Senate falls short on vote to convict Trump

Former President Trump was acquitted in the Senate on Saturday, bringing his historic second impeachment trial to a close. 

The final vote was 57-43 in favor of convicting him — not enough for the two-thirds majority needed. Democrats needed 17 Republicans to side with them to convict Trump of inciting an insurrection. They received seven. 

However, this was still one of the more bipartisan efforts in the Senate recently. 

After the vote, several of the Republicans who voted Trump ‘not guilty’ still declared Trump responsible for the insurrection. 

Among them was Kentucky Senator Mitch McConnell, who used language that just as easily could have been used by House Democrats in favor of convicting the president.

“There is no question, none, that President Trump is practically and morally responsible for provoking the events of that day. The people who stormed this building believed they were acting on the wishes and instructions of their President. And their having that belief was a foreseeable consequence of the growing crescendo of false statements, conspiracy theories, and reckless hyperbole which the defeated President kept shouting into the largest megaphone on planet Earth,” McConnell said shortly after the final vote.

McConnell’s stated reason for his ‘not guilty’ vote was that Trump was no longer in office. McConnell was the person who prevented the Senate trial from starting while the president was still in office. 

In a press release on Saturday, Speaker Nancy Pelosi said “It is so pathetic that Senator McConnell kept the Senate shut down so that the Senate could not receive the article of impeachment and has used that as his excuse for not voting to convict Donald Trump.” 
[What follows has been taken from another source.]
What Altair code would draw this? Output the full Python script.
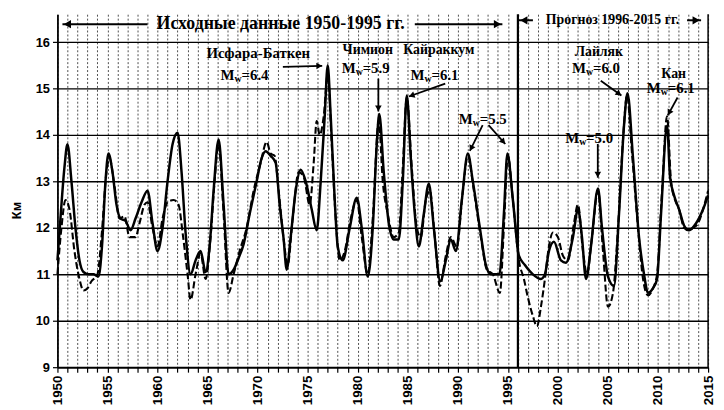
import math
import altair as alt
import pandas as pd

# ---------------- data ----------------
# solid series (years, km)
years_a = [1950.0, 1950.3, 1950.7, 1951.0, 1951.4, 1951.8, 1952.2, 1952.6, 1953.1, 1953.6,
           1954.1, 1954.45, 1954.8, 1955.1, 1955.5, 1955.9, 1956.3, 1956.8, 1957.3, 1957.8,
           1958.4, 1959.0, 1959.5, 1960.0, 1960.5, 1961.0, 1961.5, 1962.0, 1962.4, 1962.8,
           1963.3, 1963.8, 1964.3, 1964.8, 1965.2, 1965.6, 1966.1, 1966.6, 1967.1, 1967.6,
           1968.1, 1968.6, 1969.2, 1969.9, 1970.4, 1970.8, 1971.3, 1971.8, 1972.2, 1972.6,
           1972.9, 1973.3, 1973.8, 1974.3, 1974.8, 1975.4, 1975.9, 1976.3, 1976.7, 1977.0,
           1977.3, 1977.7, 1978.0, 1978.5, 1979.2, 1979.9, 1980.4, 1981.0, 1981.5, 1981.9,
           1982.15, 1982.6, 1983.1, 1983.6, 1984.1, 1984.5, 1984.9, 1985.3, 1985.7, 1986.1,
           1986.6, 1987.1, 1987.6, 1988.25, 1988.8, 1989.3, 1989.8, 1990.4, 1991.0, 1991.5,
           1992.2, 1992.8, 1993.3, 1994.15, 1994.6, 1994.95, 1995.5, 1996.1, 1996.7, 1997.5,
           1998.3, 1998.7, 1999.1, 1999.6, 2000.3, 2000.8, 2001.5, 2002.0, 2002.4, 2002.8,
           2003.3, 2004.0, 2004.4, 2005.0, 2005.6, 2006.1, 2006.6, 2006.95, 2007.5, 2008.1,
           2008.6, 2009.0, 2009.5, 2009.9, 2010.3, 2010.9, 2011.2, 2011.6, 2012.1, 2012.6,
           2013.1, 2013.8, 2014.5, 2015.0]
km_a = [11.3, 12.2, 13.3, 13.8, 13.0, 12.0, 11.3, 11.05, 11.0, 11.0,
        10.95, 11.6, 13.0, 13.6, 13.2, 12.5, 12.2, 12.15, 11.95, 12.2,
        12.55, 12.8, 12.1, 11.5, 12.0, 13.0, 13.8, 14.05, 13.2, 11.9,
        11.0, 11.3, 11.5, 11.05, 11.6, 12.8, 13.9, 12.5, 11.0, 11.1,
        11.35, 11.65, 12.3, 13.0, 13.5, 13.65, 13.55, 13.4, 12.5, 11.75,
        11.1, 11.8, 12.8, 13.25, 13.0, 12.4, 11.95, 13.0, 14.4, 15.5,
        14.4, 12.6, 11.6, 11.3, 12.0, 12.65, 12.0, 10.95, 12.0, 13.8,
        14.45, 13.2, 12.1, 11.75, 11.75, 13.0, 14.85, 13.5, 12.3, 11.6,
        12.3, 12.95, 12.0, 10.85, 11.3, 11.75, 11.5, 12.6, 13.6, 13.0,
        12.0, 11.2, 11.0, 11.0, 12.3, 13.6, 12.6, 11.4, 11.2, 11.0,
        10.9, 11.0, 11.5, 11.7, 11.3, 11.25, 11.8, 12.4, 11.8, 10.9,
        11.6, 12.85, 12.0, 10.95, 10.75, 12.3, 14.2, 14.9, 13.5, 11.8,
        11.0, 10.6, 10.7, 10.9, 12.3, 14.2, 13.1, 12.7, 12.4, 12.05,
        11.95, 12.1, 12.4, 12.7]

# dashed series (years, km)
years_b = [1950.0, 1950.4, 1950.8, 1951.2, 1951.7, 1952.2, 1952.6, 1953.0, 1953.4, 1954.0,
           1954.4, 1954.9, 1955.2, 1955.7, 1956.2, 1956.7, 1957.2, 1957.8, 1958.2, 1958.7,
           1959.0, 1959.5, 1960.0, 1960.5, 1961.0, 1961.6, 1962.1, 1962.5, 1963.0, 1963.3,
           1963.8, 1964.3, 1964.8, 1965.3, 1965.7, 1966.1, 1966.6, 1967.1, 1967.6, 1968.2,
           1968.9, 1969.6, 1970.3, 1970.9, 1971.3, 1971.7, 1972.1, 1972.6, 1973.0, 1973.5,
           1974.1, 1974.6, 1975.2, 1975.6, 1975.9, 1976.2, 1976.6, 1977.0, 1977.4, 1977.8,
           1978.2, 1978.7, 1979.3, 1979.9, 1980.4, 1981.0, 1981.5, 1982.1, 1982.5, 1983.0,
           1983.6, 1984.1, 1984.5, 1984.9, 1985.4, 1985.9, 1986.3, 1986.8, 1987.2, 1987.7,
           1988.2, 1988.8, 1989.3, 1989.9, 1990.5, 1991.0, 1991.6, 1992.3, 1992.9, 1993.5,
           1994.2, 1994.6, 1995.0, 1995.5, 1996.1, 1996.6, 1997.0, 1997.5, 1997.9, 1998.3,
           1998.7, 1999.1, 1999.5, 2000.0, 2000.5, 2001.0, 2001.6, 2002.0, 2002.5, 2002.9,
           2003.4, 2004.0, 2004.5, 2005.0, 2005.5, 2006.0, 2006.5, 2006.9, 2007.4, 2008.0,
           2008.5, 2009.0, 2009.5, 2009.9, 2010.4, 2010.9, 2011.3, 2011.7, 2012.1, 2012.6,
           2013.0, 2013.5, 2014.0, 2014.5, 2015.0]
km_b = [11.0, 12.0, 12.6, 12.4, 11.5, 10.9, 10.65, 10.7, 10.85, 11.0,
        11.8, 13.2, 13.5, 12.9, 12.2, 12.25, 11.8, 11.8, 12.1, 12.5,
        12.55, 12.0, 11.6, 12.2, 12.55, 12.6, 12.5, 11.9, 11.0, 10.45,
        11.0, 11.45, 10.9, 11.8, 13.0, 13.8, 12.3, 10.6, 11.0, 11.5,
        12.0, 12.8, 13.4, 13.85, 13.6, 13.55, 12.8, 11.75, 11.2, 12.2,
        13.2, 13.1, 12.5, 13.4, 14.3, 14.0, 14.4, 15.3, 13.8, 12.2,
        11.3, 11.5, 12.2, 12.6, 11.8, 11.0, 12.2, 14.3, 13.0, 12.3,
        11.8, 11.9, 13.3, 14.8, 13.3, 12.0, 11.8, 12.6, 12.8, 11.8,
        10.75, 11.4, 11.8, 11.6, 12.8, 13.55, 12.8, 11.8, 11.1, 11.0,
        10.6, 12.0, 13.55, 12.6, 11.3, 10.9, 10.5, 10.1, 9.88, 10.3,
        10.9, 11.6, 11.9, 11.8, 11.4, 11.3, 12.1, 12.5, 11.5, 11.0,
        11.8, 12.8, 11.5, 10.3, 10.6, 12.0, 13.9, 14.85, 13.6, 12.0,
        10.9, 10.55, 10.7, 11.0, 12.8, 14.4, 13.0, 12.6, 12.4, 12.0,
        11.95, 12.0, 12.1, 12.4, 12.8]

x_ticks = list(range(1950, 2016))
y_ticks = list(range(9, 17))

# period separators
period_lines = [1996, 2015]
period_widths = [2.2, 1.5]

# top band captions
band_text = ["Исходные данные 1950-1995 гг.", "Прогноз 1996-2015 гг."]
band_x = [1972.3, 2005.45]
band_y = [16.384, 16.469]
band_size = [18, 14]

# top band arrows: tail x -> head x
band_arrow_x0 = [1959.0, 1985.7, 1997.5, 2012.9]
band_arrow_x1 = [1950.5, 1994.45, 1996.1, 2014.3]
band_arrow_y = [16.384, 16.384, 16.469, 16.469]

# earthquake names
eq_names = ["Исфара-Баткен", "Чимион", "Кайраккум", "Лайляк", "Кан"]
eq_name_x = [1970.06, 1981.0, 1988.1, 2004.09, 2011.56]
eq_name_y = [15.77, 15.83, 15.83, 15.79, 15.32]
eq_name_size = [15, 14, 14, 14, 14]

# magnitude labels: x is where the "M" ends
mw_text = ["=6.4", "=5.9", "=6.1", "=5.5", "=6.0", "=6.1", "=5.0"]
mw_x = [1967.7, 1979.8, 1986.68, 1991.5, 2002.81, 2010.28, 2002.12]
mw_y = [15.30, 15.45, 15.30, 14.34, 15.43, 15.00, 13.93]

# annotation arrows
arr_x0 = [1972.52, 1982.06, 1988.74, 1992.48, 1993.07, 2004.28, 2003.98, 2011.95]
arr_y0 = [15.467, 15.212, 15.105, 14.21, 14.21, 15.169, 13.805, 14.807]
arr_x1 = [1976.45, 1982.06, 1985.10, 1991.20, 1994.74, 2006.34, 2003.98, 2010.97]
arr_y1 = [15.489, 14.508, 14.828, 13.656, 13.805, 14.849, 13.081, 14.423]

# ---------------- layout ----------------
W, H = 658, 357
X_DOM = [1950, 2015]
Y_DOM = [9, 16.6]
PX_X = W / (X_DOM[1] - X_DOM[0])
PX_Y = H / (Y_DOM[1] - Y_DOM[0])

SERIF = "Liberation Serif"
SANS = "Liberation Sans"

xs = alt.Scale(domain=X_DOM, nice=False, zero=False)
ys = alt.Scale(domain=Y_DOM, nice=False, zero=False)

x_axis = alt.Axis(
    values=x_ticks, format="d", title=None,
    labelExpr="datum.value % 5 === 0 ? datum.label : ''",
    labelAngle=270, labelAlign="right", labelBaseline="middle",
    labelFont=SANS, labelFontWeight="bold", labelFontSize=13.5, labelColor="black",
    labelPadding=3, tickSize=5, tickColor="black", tickWidth=1.2,
    domainColor="black", domainWidth=1.8, labelOverlap=False,
    grid=True, gridColor="#222222", gridDash=[2, 2], gridWidth=0.8,
)
y_axis = alt.Axis(
    values=y_ticks, format="d", title="Км",
    titleFont=SANS, titleFontWeight="bold", titleFontSize=13, titleColor="black",
    titleAngle=270, titleX=-41, titleY=198, titleAlign="center", titleBaseline="middle",
    labelFont=SANS, labelFontWeight="bold", labelFontSize=13, labelColor="black",
    labelPadding=3, tickSize=5, tickColor="black", tickWidth=1.2,
    domainColor="black", domainWidth=1.8,
    grid=True, gridColor="black", gridWidth=1.4,
)

X = lambda f="x": alt.X(f"{f}:Q", scale=xs, axis=x_axis, title=None)
Y = lambda f="y": alt.Y(f"{f}:Q", scale=ys, axis=y_axis, title="Км")


def heads(x0, y0, x1, y1, back=3.0):
    rows = []
    for a, b, c, d in zip(x0, y0, x1, y1):
        dx = (c - a) * PX_X
        dy = -(d - b) * PX_Y
        ang = math.degrees(math.atan2(dx, -dy)) % 360
        L = math.hypot(dx, dy) or 1
        hx = c - (dx / L) * back / PX_X
        hy = d + (dy / L) * back / PX_Y
        rows.append({"x": hx, "y": hy, "angle": ang})
    return pd.DataFrame(rows)


df_a = pd.DataFrame({"x": years_a, "y": km_a})
df_b = pd.DataFrame({"x": years_b, "y": km_b})

line_a = alt.Chart(df_a).mark_line(color="black", strokeWidth=2.5, interpolate="monotone").encode(
    x=X(), y=Y())
line_b = alt.Chart(df_b).mark_line(color="black", strokeWidth=2.1, strokeDash=[7, 3],
                                   interpolate="monotone").encode(x=X(), y=Y())

df_sep = pd.DataFrame({"x": period_lines, "w": period_widths})
sep = alt.Chart(df_sep).mark_rule(color="black").encode(
    x=X(),
    strokeWidth=alt.StrokeWidth("w:Q", scale=None, legend=None),
)

df_band = pd.DataFrame({"t": band_text, "x": band_x, "y": band_y, "s": band_size})
band_txt = alt.Chart(df_band).mark_text(font=SERIF, fontWeight="bold", color="black",
                                        align="center", baseline="middle").encode(
    x=X(), y=Y(), text="t:N",
    size=alt.Size("s:Q", scale=None, legend=None),
)

df_barr = pd.DataFrame({"x": band_arrow_x0, "x2": band_arrow_x1, "y": band_arrow_y})
band_lines = alt.Chart(df_barr).mark_rule(color="black", strokeWidth=2).encode(
    x=X(), x2="x2:Q", y=Y())
df_bh = heads(band_arrow_x0, band_arrow_y, band_arrow_x1, band_arrow_y, back=5)
band_heads = alt.Chart(df_bh).mark_point(shape="triangle-up", filled=True, color="black",
                                         size=70, opacity=1).encode(
    x=X(), y=Y(), angle=alt.Angle("angle:Q", scale=None))

df_names = pd.DataFrame({"t": eq_names, "x": eq_name_x, "y": eq_name_y, "s": eq_name_size})
names = alt.Chart(df_names).mark_text(font=SERIF, fontWeight="bold", color="black",
                                      align="center", baseline="middle").encode(
    x=X(), y=Y(), text="t:N",
    size=alt.Size("s:Q", scale=None, legend=None))

df_mw = pd.DataFrame({"t": mw_text, "x": mw_x, "y": mw_y})
mw_base = alt.Chart(df_mw).encode(x=X(), y=Y())
mw_M = mw_base.mark_text(font=SERIF, fontWeight="bold", fontSize=15, color="black",
                         align="right", baseline="middle").encode(text=alt.value("M"))
mw_w = mw_base.mark_text(font=SERIF, fontWeight="bold", fontSize=10, color="black",
                         align="left", baseline="middle", dy=4).encode(text=alt.value("w"))
mw_v = mw_base.mark_text(font=SERIF, fontWeight="bold", fontSize=15, color="black",
                         align="left", baseline="middle", dx=7).encode(text="t:N")

df_arr = pd.DataFrame({"x": arr_x0, "y": arr_y0, "x2": arr_x1, "y2": arr_y1})
arr_lines = alt.Chart(df_arr).mark_rule(color="black", strokeWidth=1.8).encode(
    x=X(), x2="x2:Q", y=Y(), y2="y2:Q")
df_ah = heads(arr_x0, arr_y0, arr_x1, arr_y1, back=3)
arr_heads = alt.Chart(df_ah).mark_point(shape="triangle-up", filled=True, color="black",
                                        size=45, opacity=1).encode(
    x=X(), y=Y(), angle=alt.Angle("angle:Q", scale=None))

chart = alt.layer(
    line_a, line_b, sep, band_lines, band_heads, band_txt,
    names, mw_M, mw_w, mw_v, arr_lines, arr_heads,
).properties(
    width=W, height=H,
    padding={"left": 50, "top": 4, "right": 8, "bottom": 40},
    autosize=alt.AutoSizeParams(type="none"),
    background="white",
).configure_view(stroke=None)

chart.save("out.html", embed_options={"renderer": "svg", "actions": False})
Ultimately, the real verdict of the impeachment trial may be left to history: Representative Madeleine Dean of Pennsylvania made her closing argument an appeal to history books. “If we don’t set this right and call it what it was, the highest of constitutional crimes by the president of the United States, the past will not be past,” the impeachment manager said.

“The past will become our future. Senators, we are in a dialogue with history.”